Yoksa yanılıyor muyum, önemli değil midir?
Birey belli bir anda kişiliğinden sıyrılıp yaşamına ara verip özgürce seçim yapabilir mi?
Kıerkegaard, evet yanıtını verenlerin büyük yanılgı içerisinde ve sıradan estetik bir yaşama sahip olduğunu söyler.
Çünkü birey daha seçimini yapmadan kişilikleri seçilenle ilişki kurmaktadır; birey seçimi ertelese bile kişilik ya da kişiliğin içindeki bilinmeyen güçleri bilinçdışı olarak seçimini yapmaktadır.
Hepimizin yaşamı böylesi yanlış seçimlerle tıka basa dopdoludur.
Doğru seçimler yapabilme yolunun tek bir ilk adımı vardır ve büyük düşünür onu önerir.
Şöyle der Kıerkegaard; İnsanın çevresinde her şey berrak, yıldızlı bir gece gibi sessiz ve heybetli olduğunda, ruhu dünyanın içinde bir başına kaldığında, karşısına olağandışı bir insanoğlu değil, ebedi gücün ta kendisi çıkar, adeta gökler yarılır ve ben kendini seçer, ya da daha doğrusu kendini kavrar. O zaman ruh en yüceyi, hiçbir ölümlü gözün göremeyeceği ve asla unutulamayacak olanı görür, kişilik onu ebediyen soylu kılacak olan şövalyelik payesini alır.
Daha önce olduğundan farklı bir kişiye değil kendine dönüşür.
Bilinci tamamlanmıştır ve artık kendisidir.
En zengin kişilik bile kendini seçmeden önce hiç bir şeydir, öte yandan en zayıf kişilik bile kendini seçtiğinde her şeydir, çünkü büyüklük şu ya da bu olmakta değil kişinin kendisi olmasında yatar ve yürekten isteyen herkes bu mertebeye ulaşabilir.
Kanımca özgür sandığımız seçimleri her birey gibi yapmaktan başka olasılığımız yok ama zaten evrim tam da bu nokta da başlıyor.
Seçim nesnesi belli olduğunda kişinin içinde var olan estetiğin kendiliğinden ve dolaysız bir seçimi gerçekleşir.
İşte bu nokta mutlu bir yaşam umudunun yani estetik bir yaşamın etiğe dönüşebileceği yolun başlangıcıdır.
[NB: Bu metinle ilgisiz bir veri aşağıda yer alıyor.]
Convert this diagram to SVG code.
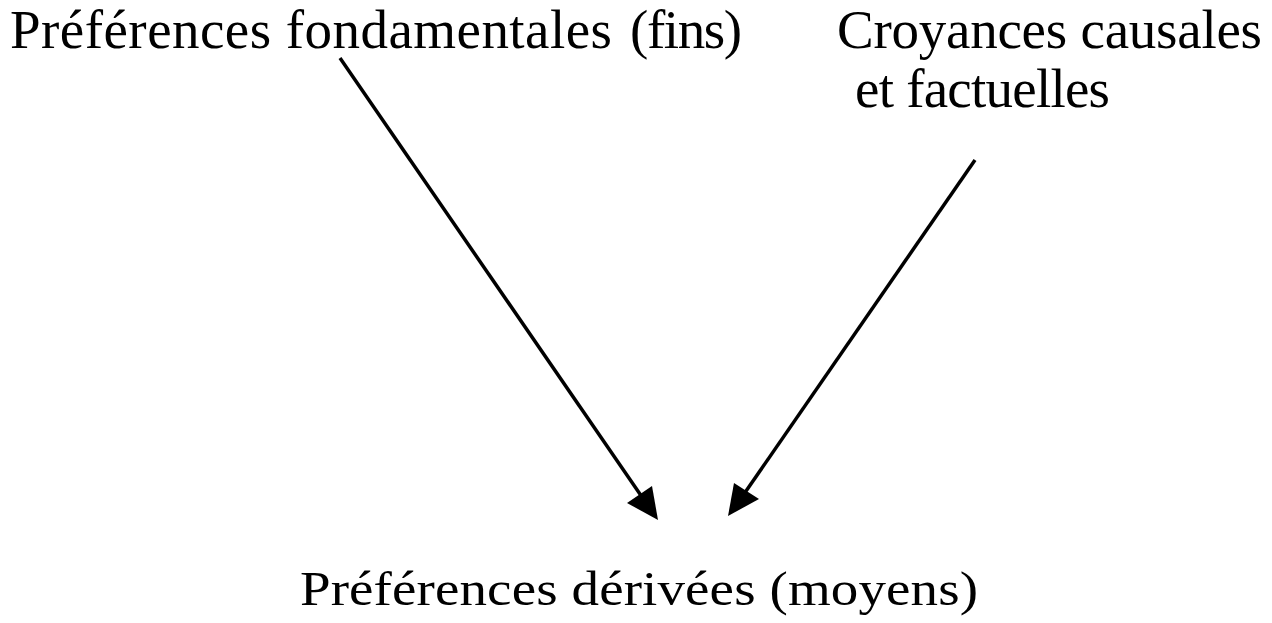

Vazgeçişin en uygun tercih olduğu sözlerinde ben estetik yaşamın çaresizliğini görüyorum.
Sonrasını, yani her vazgeçişin ardında sıra bekleyen milyonlarca vazgeçişin dolduracağı bir yaşamı kim isteyebilir?
Etik yaşam vazgeçişlerin olmadığı bir yaşamdır.
Bunu sürdüren ve ‘erdemli’ diyebileceğim birey, kendisi için iyi ve güzel olanı tartışma konusu yapmadan, doğrudan seçerek gerçekleştirir.
Ben insan olmayı böyle tanımlıyorum.